Was genau war eure Rolle beim Einsatz vor einem Jahr?
Bracht:
Anfänglich haben wir gemeinsam mit dem Führungsteam geplant, wie wir die Rettungsfahrzeuge und die vorhandenen Einsatzkräfte koordinieren und welches Material wir benötigen. Dann habe ich mich in einen RTW gesetzt und bin von der Wache Burscheid aus zu den Einsätzen gefahren, und das waren sehr viele und wegen der langen Anfahrten – viele Straßen waren unpassierbar geworden – teilweise extrem schwierige Aktionen. Irgendwann kam ich dann nach Leichlingen, wo ich einen Bereitstellungsraum für Flutopfer betreut und nachrückende Kräfte am Einsatzort eingewiesen habe. Das war mein 14. Juli. Am folgenden Tag ging es dann weiter nach Rösrath, wo ich dann bei der Räumung des Wöllner-Stifts dabei war. Hier haben wir zwischen 60 und 70 pflegebedürftige Leute mit bloßen Händen gerettet.
Hohnbaum:
Bei der besagten Evakuierung in Rösrath war ich als Einheitsführer unserer Einsatzeinheit aktiv. Das Problem war der totale Zusammenbruch der Versorgung des Hauses als Folge der Flut. Es gab kein Trinkwasser mehr und auch keinen Strom. Der Aufzug funktionierte natürlich nicht mehr und das Erdgeschoss stand bei unserem Eintreffen schon einen guten Meter unter Wasser. Uns blieb nichts Anderes übrig als die Menschen teilweise aus dem dritten Stock über eine Außentreppe ins Trockene zu bringen, die meisten davon auf ihren Matratzen. Das haben wir gemeinsam mit dem Pflegepersonal, der Feuerwehr und einigen Polizeiangehörigen der örtlichen Wache dann geschafft. Das klingt auf den ersten Blick viel, aber wir waren hoffnungslos unterbesetzt, weil alle Einsatzkräfte pausenlos an vielen Orten im Einsatz waren. Die Aktion dauert letztlich über fünf Stunden. Bei einem „normalen“ Einsatz hätten wir so etwas mit viel mehr Leuten und in deutlich kürzerer Zeit erledigt.

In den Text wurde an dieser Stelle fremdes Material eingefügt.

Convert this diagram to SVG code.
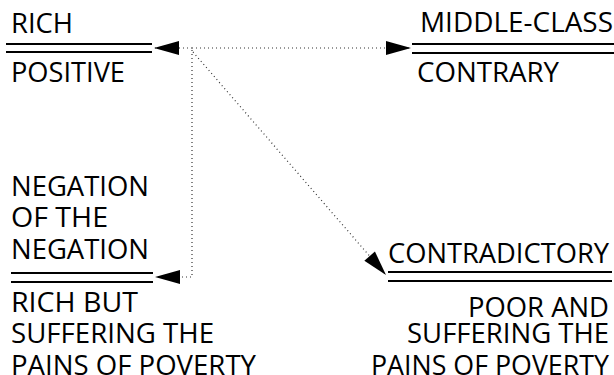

Wie bewertet Ihr rückblickend dieses Ereignis?
Bracht:
Wege waren komplett überspült und Straßen durch umgestürzte Bäume blockiert. Wir waren von unserem Fuhrpark her nicht darauf eingestellt, da wir nicht wirklich Fahrzeuge haben, auch nicht auf Landes- oder Bundesebene, die durch hohes Wasser fahren können. Fairerweise muss man aber auch sagen, dass es vorher nie ein Thema war, überhaupt im Katastrophenschutz technisch auf so etwas ausgerichtet sein zu müssen. Dafür gibt es ja eigentlich das THW oder die Feuerwehr. Aber wir waren auf uns alleine gestellt. Das wahre Ausmaß der Katastrophe zeichnete sich nur kleckerweise ab. Dadurch waren Einschätzungen schwierig und immer nur vorläufig, sodass wir keine große Planungsstruktur aufbauen konnten.
Hohnbaum:
Dem kann ich nur zustimmen. Insbesondere Unterstützung durch die Feuerwehr war schon früh nicht mehr gegeben. Das Auf-Sich-Selbst-Gestellt-Sein ist also etwas, worauf wir uns als Arbeiter-Samariter-Bund noch gezielter vorbereiten müssen, wenn wir in die nächsten Katastropheneinsätze gehen. Ein weiterer Punkt ist, dass wir zweifellos in der Gefahrenabwehr tätig sind. Das heißt, jeder, der bei uns mitmacht, muss sich über eines im Klaren sein: Wir proben zwar intensiv viele Schutzmaßnahmen, aber wir sind nun mal echten Gefahren im Einsatz ausgesetzt und nicht alles kann vorab geplant werden.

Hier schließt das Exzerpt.